Chalupa was never called back before the committee and investigators considered the matter closed, sources say. Chalupa could not be reached for comment.
AG Barr is getting ahead of the IG Report on what the FBI did…but now Barr does not agree with it. Like the Mueller Report, Barr is putting shade on the results.
Attorney General William P. Barr has told associates he disagrees with the Justice Department’s inspector general on one of the key findings in an upcoming report — that the FBI had enough information in July 2016 to justify launching an investigation into members of the Trump campaign, according to people familiar with the matter.
The Justice Department’s inspector general, Michael Horowitz, is due to release his long-awaited findings in a week, but behind the scenes at the Justice Department, disagreement has surfaced about one of Horowitz’s central conclusions on the origins of the Russia investigation. The discord could be the prelude to a major fissure within federal law enforcement on the controversial question of investigating a presidential campaign.
Barr has not been swayed by Horowitz’s rationale for concluding that the FBI had sufficient basis to open an investigation on July 31, 2016, these people said.

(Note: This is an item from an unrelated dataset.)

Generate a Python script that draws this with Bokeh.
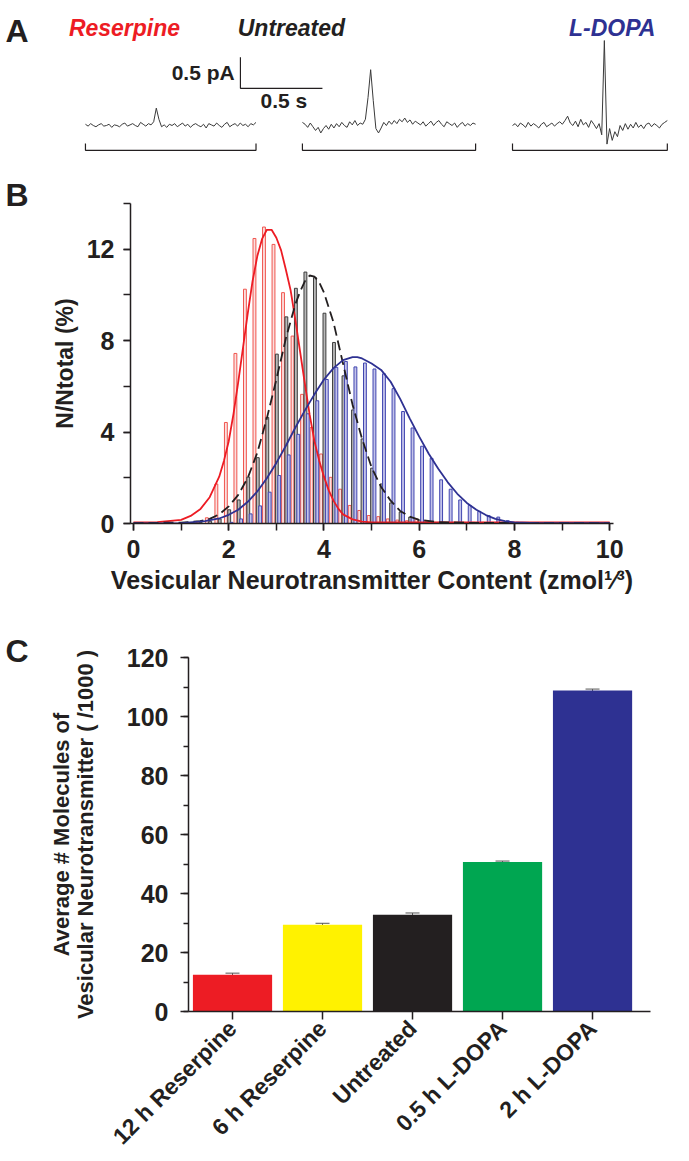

Barr’s public defenses of President Trump, including his assertion that intelligence agents spied on the Trump campaign, have led Democrats to accuse him of acting like the president’s personal attorney and eroding the independence of the Justice Department. But Trump and his Republican allies have cheered Barr’s skepticism of the Russia investigation.
The attorney general has privately contended that Horowitz does not have enough information to reach the conclusion the FBI had enough details in hand at the time to justify opening such a probe. He argues that other U.S. agencies, such as the CIA, may hold significant information that could alter Horowitz’s conclusion on that point, according to the people familiar with the matter who spoke on the condition of anonymity to discuss internal deliberations.